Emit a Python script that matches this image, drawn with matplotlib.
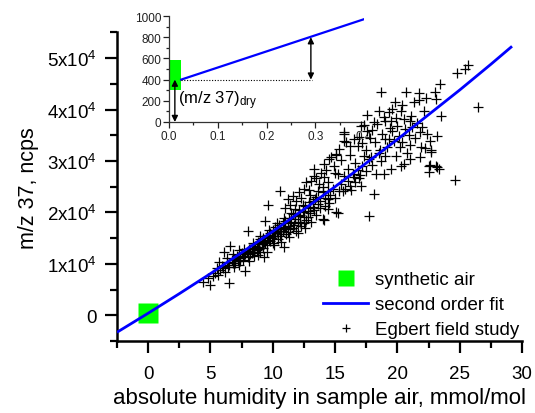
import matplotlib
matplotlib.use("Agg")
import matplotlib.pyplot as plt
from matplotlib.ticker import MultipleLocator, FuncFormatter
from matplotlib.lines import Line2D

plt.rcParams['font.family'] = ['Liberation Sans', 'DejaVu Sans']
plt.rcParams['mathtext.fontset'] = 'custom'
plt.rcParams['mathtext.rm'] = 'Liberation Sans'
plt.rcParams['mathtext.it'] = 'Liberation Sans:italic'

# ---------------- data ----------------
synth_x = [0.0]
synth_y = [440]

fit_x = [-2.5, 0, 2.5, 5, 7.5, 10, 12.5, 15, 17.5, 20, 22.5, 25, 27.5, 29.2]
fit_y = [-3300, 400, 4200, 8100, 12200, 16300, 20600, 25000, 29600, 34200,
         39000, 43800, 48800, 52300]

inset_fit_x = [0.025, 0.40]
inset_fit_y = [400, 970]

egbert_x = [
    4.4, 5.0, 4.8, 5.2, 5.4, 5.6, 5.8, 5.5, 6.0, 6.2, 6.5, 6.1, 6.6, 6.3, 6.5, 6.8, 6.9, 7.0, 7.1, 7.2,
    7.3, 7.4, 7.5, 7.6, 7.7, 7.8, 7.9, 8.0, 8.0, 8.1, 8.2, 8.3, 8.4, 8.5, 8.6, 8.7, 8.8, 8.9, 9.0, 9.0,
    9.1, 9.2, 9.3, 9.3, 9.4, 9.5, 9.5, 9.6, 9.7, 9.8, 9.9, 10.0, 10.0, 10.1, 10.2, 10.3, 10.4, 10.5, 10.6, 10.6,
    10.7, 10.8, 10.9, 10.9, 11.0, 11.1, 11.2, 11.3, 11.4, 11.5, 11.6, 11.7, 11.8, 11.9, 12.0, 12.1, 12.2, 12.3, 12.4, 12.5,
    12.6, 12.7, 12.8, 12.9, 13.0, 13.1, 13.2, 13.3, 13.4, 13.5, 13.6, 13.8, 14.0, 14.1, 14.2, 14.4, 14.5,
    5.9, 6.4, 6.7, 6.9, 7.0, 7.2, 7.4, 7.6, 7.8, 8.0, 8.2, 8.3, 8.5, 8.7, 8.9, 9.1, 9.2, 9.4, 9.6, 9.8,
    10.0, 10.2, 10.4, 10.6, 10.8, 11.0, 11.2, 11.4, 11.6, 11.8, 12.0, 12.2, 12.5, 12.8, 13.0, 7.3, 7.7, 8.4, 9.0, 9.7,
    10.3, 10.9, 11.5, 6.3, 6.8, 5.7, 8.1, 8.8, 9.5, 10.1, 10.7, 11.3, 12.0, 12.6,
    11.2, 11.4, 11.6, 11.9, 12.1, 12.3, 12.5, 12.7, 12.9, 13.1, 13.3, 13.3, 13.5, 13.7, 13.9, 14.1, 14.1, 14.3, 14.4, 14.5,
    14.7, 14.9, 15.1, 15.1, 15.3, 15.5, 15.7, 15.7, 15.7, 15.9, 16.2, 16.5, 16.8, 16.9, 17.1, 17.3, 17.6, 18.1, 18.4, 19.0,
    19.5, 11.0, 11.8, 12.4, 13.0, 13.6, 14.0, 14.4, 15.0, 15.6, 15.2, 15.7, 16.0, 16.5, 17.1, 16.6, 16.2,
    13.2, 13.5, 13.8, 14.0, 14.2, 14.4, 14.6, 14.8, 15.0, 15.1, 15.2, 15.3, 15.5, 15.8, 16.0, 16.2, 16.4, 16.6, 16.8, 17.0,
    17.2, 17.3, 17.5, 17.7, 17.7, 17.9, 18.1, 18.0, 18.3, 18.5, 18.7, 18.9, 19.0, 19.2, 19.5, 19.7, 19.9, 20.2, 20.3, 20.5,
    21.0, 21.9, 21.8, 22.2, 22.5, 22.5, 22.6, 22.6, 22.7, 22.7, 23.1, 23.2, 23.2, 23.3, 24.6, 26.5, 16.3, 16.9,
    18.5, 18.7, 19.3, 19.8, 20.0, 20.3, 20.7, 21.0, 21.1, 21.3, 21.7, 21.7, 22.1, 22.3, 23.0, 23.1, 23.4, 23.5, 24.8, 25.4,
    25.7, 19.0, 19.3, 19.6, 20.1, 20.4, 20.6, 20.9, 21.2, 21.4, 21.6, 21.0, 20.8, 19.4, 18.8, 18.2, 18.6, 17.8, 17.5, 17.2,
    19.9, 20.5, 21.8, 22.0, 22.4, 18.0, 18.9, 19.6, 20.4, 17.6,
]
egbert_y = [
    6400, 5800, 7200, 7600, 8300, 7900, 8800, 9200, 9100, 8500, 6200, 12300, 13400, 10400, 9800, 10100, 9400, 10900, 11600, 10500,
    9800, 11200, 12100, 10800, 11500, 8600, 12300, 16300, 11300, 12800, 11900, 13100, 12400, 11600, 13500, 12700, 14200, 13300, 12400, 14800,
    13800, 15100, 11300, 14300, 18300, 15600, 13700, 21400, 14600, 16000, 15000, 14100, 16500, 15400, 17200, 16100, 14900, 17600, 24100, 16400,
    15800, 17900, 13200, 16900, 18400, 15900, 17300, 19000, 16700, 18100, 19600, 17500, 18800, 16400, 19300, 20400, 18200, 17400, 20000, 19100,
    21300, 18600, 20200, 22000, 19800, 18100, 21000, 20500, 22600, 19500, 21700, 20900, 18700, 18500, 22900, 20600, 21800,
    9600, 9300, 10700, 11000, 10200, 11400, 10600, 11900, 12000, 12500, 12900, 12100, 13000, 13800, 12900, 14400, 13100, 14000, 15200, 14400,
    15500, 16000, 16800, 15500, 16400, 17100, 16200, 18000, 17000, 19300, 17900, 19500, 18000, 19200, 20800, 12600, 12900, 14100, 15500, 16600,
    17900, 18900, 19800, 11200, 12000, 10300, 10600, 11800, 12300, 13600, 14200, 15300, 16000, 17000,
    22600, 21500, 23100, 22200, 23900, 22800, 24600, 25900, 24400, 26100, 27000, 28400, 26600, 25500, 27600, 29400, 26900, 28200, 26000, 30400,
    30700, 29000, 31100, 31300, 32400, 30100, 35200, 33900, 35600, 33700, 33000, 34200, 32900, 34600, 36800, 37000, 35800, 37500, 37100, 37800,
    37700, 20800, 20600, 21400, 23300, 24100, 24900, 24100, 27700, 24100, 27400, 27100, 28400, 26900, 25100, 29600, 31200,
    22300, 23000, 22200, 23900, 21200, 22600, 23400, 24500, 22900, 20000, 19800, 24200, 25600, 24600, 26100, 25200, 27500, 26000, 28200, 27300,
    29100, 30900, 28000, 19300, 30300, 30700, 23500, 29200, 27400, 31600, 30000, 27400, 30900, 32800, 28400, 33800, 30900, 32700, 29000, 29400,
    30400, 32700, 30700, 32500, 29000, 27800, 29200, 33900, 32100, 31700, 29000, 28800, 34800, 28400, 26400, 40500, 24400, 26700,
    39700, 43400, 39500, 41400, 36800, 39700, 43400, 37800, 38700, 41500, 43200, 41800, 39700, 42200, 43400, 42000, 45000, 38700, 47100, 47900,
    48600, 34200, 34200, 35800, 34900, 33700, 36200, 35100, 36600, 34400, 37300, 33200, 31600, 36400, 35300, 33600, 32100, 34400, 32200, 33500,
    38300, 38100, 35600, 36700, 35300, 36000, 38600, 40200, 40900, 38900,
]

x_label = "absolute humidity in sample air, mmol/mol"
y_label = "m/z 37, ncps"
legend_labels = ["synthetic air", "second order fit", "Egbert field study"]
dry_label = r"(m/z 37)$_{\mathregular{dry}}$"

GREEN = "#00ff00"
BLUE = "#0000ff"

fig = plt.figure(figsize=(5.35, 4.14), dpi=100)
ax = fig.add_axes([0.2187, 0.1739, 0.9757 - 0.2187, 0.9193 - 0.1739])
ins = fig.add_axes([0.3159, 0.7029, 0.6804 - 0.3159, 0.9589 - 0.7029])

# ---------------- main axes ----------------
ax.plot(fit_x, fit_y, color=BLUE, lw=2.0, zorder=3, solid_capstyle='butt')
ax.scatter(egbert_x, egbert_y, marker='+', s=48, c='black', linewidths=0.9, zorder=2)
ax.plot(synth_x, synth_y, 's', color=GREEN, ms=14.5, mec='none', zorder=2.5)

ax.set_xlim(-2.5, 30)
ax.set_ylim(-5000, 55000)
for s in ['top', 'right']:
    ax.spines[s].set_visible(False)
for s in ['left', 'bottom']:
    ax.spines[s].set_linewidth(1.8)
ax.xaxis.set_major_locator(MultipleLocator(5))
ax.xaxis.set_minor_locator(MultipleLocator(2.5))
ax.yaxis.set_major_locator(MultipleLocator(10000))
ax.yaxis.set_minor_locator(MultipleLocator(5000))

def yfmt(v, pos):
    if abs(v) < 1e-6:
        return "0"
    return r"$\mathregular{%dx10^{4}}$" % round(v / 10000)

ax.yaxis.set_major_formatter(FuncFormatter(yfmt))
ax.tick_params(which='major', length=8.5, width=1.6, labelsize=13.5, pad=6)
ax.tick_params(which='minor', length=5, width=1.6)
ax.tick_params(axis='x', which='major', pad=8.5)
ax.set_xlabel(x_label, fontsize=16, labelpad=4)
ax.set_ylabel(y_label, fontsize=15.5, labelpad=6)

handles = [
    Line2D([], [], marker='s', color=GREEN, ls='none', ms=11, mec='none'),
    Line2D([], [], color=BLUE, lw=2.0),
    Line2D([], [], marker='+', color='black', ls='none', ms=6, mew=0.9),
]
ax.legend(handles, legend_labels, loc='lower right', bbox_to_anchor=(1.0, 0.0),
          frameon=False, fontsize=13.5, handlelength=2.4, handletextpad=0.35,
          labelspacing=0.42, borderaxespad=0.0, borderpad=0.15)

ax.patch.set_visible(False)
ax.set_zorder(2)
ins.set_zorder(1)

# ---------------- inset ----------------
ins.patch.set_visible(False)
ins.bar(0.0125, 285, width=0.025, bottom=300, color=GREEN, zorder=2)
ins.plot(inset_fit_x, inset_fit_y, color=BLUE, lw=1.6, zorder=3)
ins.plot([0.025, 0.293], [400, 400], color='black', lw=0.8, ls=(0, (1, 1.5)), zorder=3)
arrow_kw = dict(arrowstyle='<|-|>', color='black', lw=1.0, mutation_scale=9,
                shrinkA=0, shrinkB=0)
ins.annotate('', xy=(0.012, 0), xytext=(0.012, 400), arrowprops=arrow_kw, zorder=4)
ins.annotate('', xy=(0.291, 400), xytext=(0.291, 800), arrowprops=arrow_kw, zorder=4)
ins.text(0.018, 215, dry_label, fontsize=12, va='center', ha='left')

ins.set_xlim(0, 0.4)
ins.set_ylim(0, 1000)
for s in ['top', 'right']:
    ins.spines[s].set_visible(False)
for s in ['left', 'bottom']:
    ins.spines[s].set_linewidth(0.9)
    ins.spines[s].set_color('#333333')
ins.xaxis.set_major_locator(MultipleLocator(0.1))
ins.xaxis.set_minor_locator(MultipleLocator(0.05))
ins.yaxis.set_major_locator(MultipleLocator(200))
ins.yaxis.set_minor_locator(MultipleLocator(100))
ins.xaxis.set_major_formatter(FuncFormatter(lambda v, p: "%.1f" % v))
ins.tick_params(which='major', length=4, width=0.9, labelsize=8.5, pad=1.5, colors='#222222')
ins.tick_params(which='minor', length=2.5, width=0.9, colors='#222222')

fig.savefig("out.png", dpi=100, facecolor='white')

——

AIM OF THE EXERCISE » Would you reproduce the lines above, from the very first through the line containing "plt.rcParams['mathtext.it'] = 'Liberation", exactly and without the pictures?

EXERCISE RESPONSE »
Emit a Python script that matches this image, drawn with matplotlib.
import matplotlib
matplotlib.use("Agg")
import matplotlib.pyplot as plt
from matplotlib.ticker import MultipleLocator, FuncFormatter
from matplotlib.lines import Line2D

plt.rcParams['font.family'] = ['Liberation Sans', 'DejaVu Sans']
plt.rcParams['mathtext.fontset'] = 'custom'
plt.rcParams['mathtext.rm'] = 'Liberation Sans'
plt.rcParams['mathtext.it'] = 'Liberation Sans:italic'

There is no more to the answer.